As I was working, I didn’t even notice at first when that pump just cut off on its own. I was using my flashlight and fishing out any debris I could see that didn’t seem to belong there and collecting it into my bucket. Then it hit me.
The pump was off.
I immediately thought “Did the motor burn out from running dry last night?” and pulled the float arm up to hear the pump start again. I released it and it turned off again.
Fast forward. It has worked perfectly all night and all day.
Now…why am I talking about a sump pump and some crazy lady vision I had?
Simple.
When I initially checked the pit for debris that was blocking the pump at 5am, I noticed those metal bits but they were rusted, they’d obviously been there for some time, they were stuck in the back corners and not even near the float or the pump. It seemed completely unrelated and harmless enough for me not to see a need to remove them.
How often do we have things in our lives, things that have been around for some time and seem harmless and we don’t really even notice them anymore because they’re part of our day to day BUT they’re actually interfering with the functionality of the spirit moving in our lives?

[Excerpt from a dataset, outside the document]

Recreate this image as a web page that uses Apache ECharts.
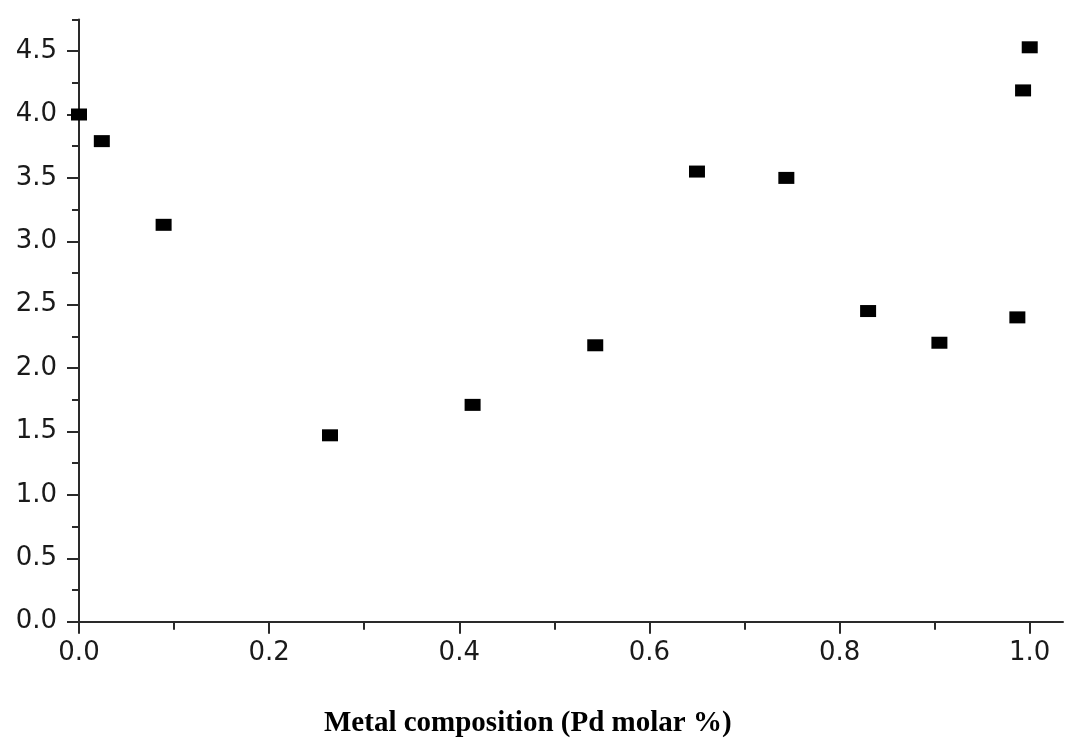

We don’t even notice that they interfere.
Or maybe we do but we think “no, it doesn’t make sense for those pieces to be impacting here.”
Now, let’s look at obedience.
What if I’d had that vision, thought “huh…that’s weird,” set my alarm for 1 hour from now and went to sleep geared up to wake up all night long and exhaust myself? What if I’d brushed away how silly it seemed to go root around in a dark pit of water, poking in places I had no business in?
Except…I OWN this house. That pit belongs to me. I didn’t make it, I inherited it. It’s mine to care for.
I prayed in earnest for a miracle to come. I prayed from a point of desperately needing a solution and knowing I don’t have one but believing one existed and my Father who created the heavens and the Earth could find one. I didn’t expect an easy fix with no work from me. I know faith takes action (faith without works is dead after all). So when I had that vision, I recognized that didn’t come from myself and went to work.
Do I know, even now, how it solved it or how it tied in? Nope.
But I know I was obedient to what was being asked of me. There are times when we need to commit to doing what is asked of us. Don’t question, don’t doubt, don’t explain it away. DO put action behind your faith.
It would be easy to sit in the same place and complain, maybe even cry and ask the Lord why you’re praying but there isn’t an answer.
Is there anywhere where have you ignored direction?
Has there been an instruction you thought didn’t make sense and didn’t follow through?
Have you earnestly asked for the revelation you need to have in order to put this into action?
I might not be a plumber and I might not be trained or knowledgeable when it comes to sump pumps…BUT I have hands and I’m not afraid to get a little bit dirty in order to follow the instruction I’ve been given.
Our willingness. Our obedience. Our hands to the plow. That’s what it’s going to take.
We don’t have to make the plan, we don’t have to know the plan, we don’t have to see how the plan pieces together.
We have to be willing to trust the one who’s holding the map and believe the destination is in our favor.